Pretty Polly is a very well-known tune played in America as a murder ballad, a whole genre of old-time music. A man kills either his wife or wife to be for some unknown reason and that wails about what he’s done. Another classic tune in this genre is “Down by the Old Ohio.” Very melancholy, dark, something on the edge. Raza has that quality, a medieval Aramaic text (the Zohar) teaching briefly about the cosmic meaning of Shabbat, only oneness and unity.

Shalom Alekhem – “Dovid’s Niggun”

I learned this tune that we called “Dovid’s niggun” from Dovid Din, an enigmatic and charismatic Hasidic rabbi who lived in Boro Park, Brooklyn. He died in 1986. Dovid was a ba’al teshuva (newly religious) teacher who also spent considerable time teaching in Jewish and Ashrams and inter-faith venues. Known for his piety and expansive sense of religious practice and devotion, Dovid was a popular teacher of Hasidism and Kabbalah who wrote almost nothing. Dovid used to sing this tune every Shabbat afternoon at the “third meal” to the psalm “Mizmor le-David.”

Mizmor Le-David – “Shaving a Dead Man”

Shaving a Dead Man is an old-time tune banjo probably written by Oscar Wright from Princeton, West Virginia. We played it in an odd tuning (F#CF#CD). In its original version the “N” word was used for “Man.” It was later changed and sometimes called “Protect the Innocent.” I am not familiar with any lyrics to this tune, but I am sure there are some.

Lekha Dodi I – “John Brown’s Dream”

John Brown’s Dream is a well-known old-time tune. It probably originated in the Blue Ridge Mountains and then was made popular on banjo with Hobart Smith’s rendition. Smith was from Virginia. Tommy Jarell, a very popular old-time fiddler with immense amount of oral history from North Carolina, claimed it is a derivation from “Pretty Little Miss.”

Mizmor Shir – “Ducks on a Millpond”

Ducks on a Millpond, also known as “Deaf Woman’s Courtship” is an old-time tune likely derived from fiddle Emmett Lundy (1864-1953). Its origins are likely sometimes in the 19th century.
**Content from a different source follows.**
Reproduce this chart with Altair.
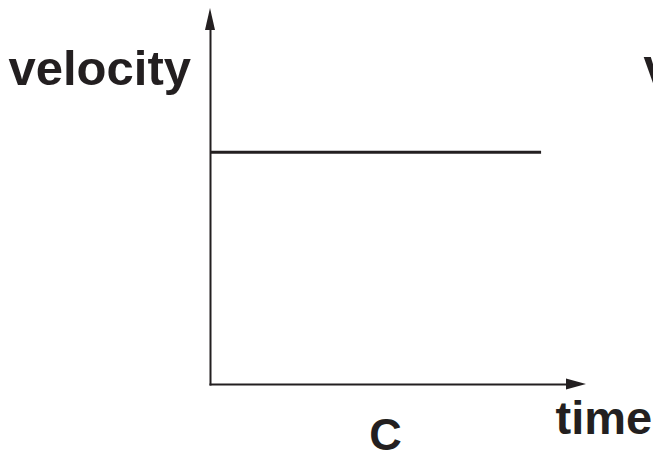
import altair as alt
import pandas as pd

# ---- data ----
time_values = [0.0, 9.3]          # constant-velocity segment, start and end time
velocity_values = [6.55, 6.55]    # velocity stays constant
time_range = [0, 10]              # extent of the time axis (up to arrowhead)
velocity_range = [0, 10]          # extent of the velocity axis (up to arrowhead)
y_title = "velocity"
x_title = "time"
panel_label = "C"
next_panel_title = "velocity"

INK = "#231f20"
FONT = "Liberation Sans"

line_df = pd.DataFrame({"time": time_values, "velocity": velocity_values})
up_df = pd.DataFrame({"time": [time_range[0]], "velocity": [velocity_range[1]]})
right_df = pd.DataFrame({"time": [time_range[1]], "velocity": [velocity_range[0]]})

xs = alt.Scale(domain=time_range, nice=False, zero=False)
ys = alt.Scale(domain=velocity_range, nice=False, zero=False)


def title_axis(orient, title, size, tx, ty, align, domain):
    return alt.Axis(
        orient=orient, title=title, domain=domain, domainColor=INK,
        domainWidth=2, domainCap="square", ticks=False, labels=False,
        grid=False, titleFont=FONT, titleFontSize=size,
        titleFontWeight="bold", titleColor=INK, titleAngle=0,
        titleAlign=align, titleBaseline="alphabetic", titleX=tx, titleY=ty,
        titleLimit=1000,
    )


line = alt.Chart(line_df).mark_line(color=INK, strokeWidth=3).encode(
    x=alt.X("time:Q", scale=xs,
            axis=title_axis("bottom", x_title, 47, 345, 49, "left", True)),
    y=alt.Y("velocity:Q", scale=ys,
            axis=title_axis("left", y_title, 49, -202, 54, "left", True)),
)

up_arrow = alt.Chart(up_df).mark_point(
    shape="M0,-2L0.4545,0L-0.4545,0Z", size=484, filled=True, opacity=1,
    color=INK, strokeWidth=0,
).encode(
    x=alt.X("time:Q", scale=xs,
            axis=title_axis("top", panel_label, 45, 175, 419, "center", False)),
    y=alt.Y("velocity:Q", scale=ys,
            axis=title_axis("right", next_panel_title, 49, 77, 52, "left", False)),
)

right_arrow = alt.Chart(right_df).mark_point(
    shape="M2,0L0,-0.55L0,0.55Z", size=400, filled=True, opacity=1,
    color=INK, strokeWidth=0,
).encode(
    x=alt.X("time:Q", scale=xs, axis=None),
    y=alt.Y("velocity:Q", scale=ys, axis=None),
)

chart = alt.layer(line, up_arrow, right_arrow).resolve_axis(
    x="independent", y="independent"
).properties(
    width=356, height=354,
    autosize=alt.AutoSizeParams(type="none"),
    padding={"left": 202, "top": 22, "right": 87, "bottom": 67},
    background="white",
).configure_view(strokeWidth=0)

chart.save("out.html", embed_options={"renderer": "svg", "actions": False})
It was collected by Alan Lomax from Galax County, Virginia in 1937. Some think it is related to another tune called “Old Dan Tucker.” Played in double C (GCGCD) it begins with a nice open four string arpeggio as the centerpiece of part A that is upbeat and we thought fit nicely into Mizmor Shir.

Yedid Nefesh – “Frosty Morning”

Frosty Morning is a tune by Virginia fiddler Henry Reed and was recorded by the folklorist fir the Smithsonian and fiddle Al Jabbour. It is sometimes called “Cold and Frosty Morning.” The origin of this tune is not known, although a tune by this name (not necessarily the same tune) was listed as played in a fiddle contest in LaFollette, Tennessee in 1931. Reed says, “It’s got a lonesome sort of sound” that we thought fit Yedid Nefesh quite well.